start

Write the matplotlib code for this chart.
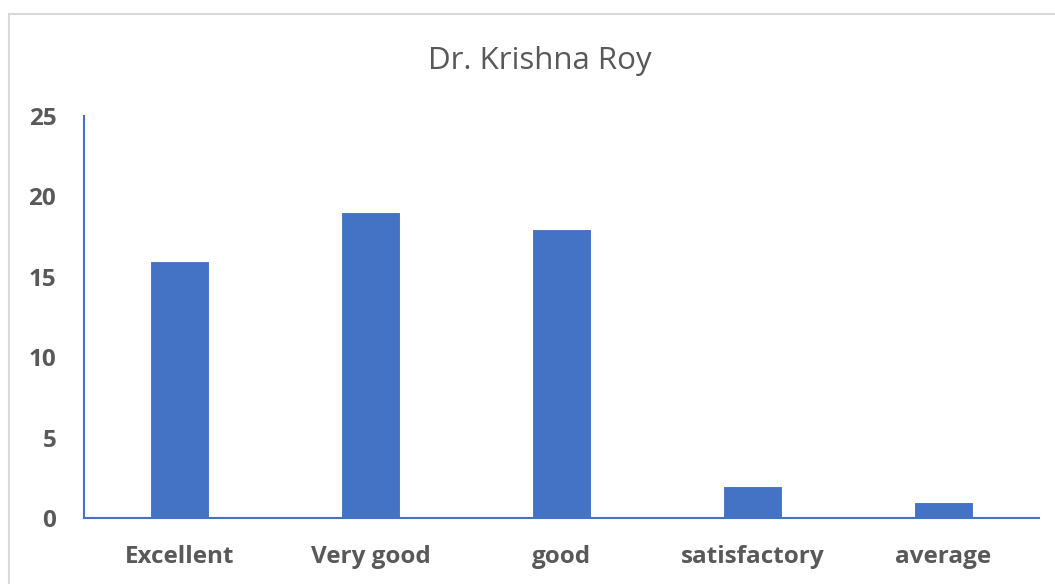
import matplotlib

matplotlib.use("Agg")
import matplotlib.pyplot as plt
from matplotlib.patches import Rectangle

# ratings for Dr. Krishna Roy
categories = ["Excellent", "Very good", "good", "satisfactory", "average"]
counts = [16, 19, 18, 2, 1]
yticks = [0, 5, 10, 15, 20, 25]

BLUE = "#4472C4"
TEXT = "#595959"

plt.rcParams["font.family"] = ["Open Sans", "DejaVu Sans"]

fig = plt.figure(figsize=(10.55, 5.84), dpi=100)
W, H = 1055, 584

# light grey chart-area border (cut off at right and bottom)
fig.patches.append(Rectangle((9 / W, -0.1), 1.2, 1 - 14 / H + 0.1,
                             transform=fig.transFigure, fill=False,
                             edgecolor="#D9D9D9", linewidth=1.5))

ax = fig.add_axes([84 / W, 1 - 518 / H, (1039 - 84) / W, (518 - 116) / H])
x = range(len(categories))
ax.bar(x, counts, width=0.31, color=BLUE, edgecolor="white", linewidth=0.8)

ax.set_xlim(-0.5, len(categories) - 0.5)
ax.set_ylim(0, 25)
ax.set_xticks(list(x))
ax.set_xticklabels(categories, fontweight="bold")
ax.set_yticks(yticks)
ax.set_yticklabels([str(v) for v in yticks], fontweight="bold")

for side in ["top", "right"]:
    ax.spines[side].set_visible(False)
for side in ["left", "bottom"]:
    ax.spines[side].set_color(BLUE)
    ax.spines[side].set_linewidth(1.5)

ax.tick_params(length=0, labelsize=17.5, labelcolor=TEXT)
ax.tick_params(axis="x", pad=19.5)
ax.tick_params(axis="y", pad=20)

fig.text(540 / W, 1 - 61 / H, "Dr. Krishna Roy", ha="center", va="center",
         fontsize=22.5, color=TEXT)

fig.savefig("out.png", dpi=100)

end

- [Problem requirements] Extract, word for word, each line from the top of the data down to and including the line with "yticks = [0, 5, 10, 15, 20, 25]"; skip the pictures.

- [Complete output]
Write the matplotlib code for this chart.
import matplotlib

matplotlib.use("Agg")
import matplotlib.pyplot as plt
from matplotlib.patches import Rectangle

# ratings for Dr. Krishna Roy
categories = ["Excellent", "Very good", "good", "satisfactory", "average"]
counts = [16, 19, 18, 2, 1]
yticks = [0, 5, 10, 15, 20, 25]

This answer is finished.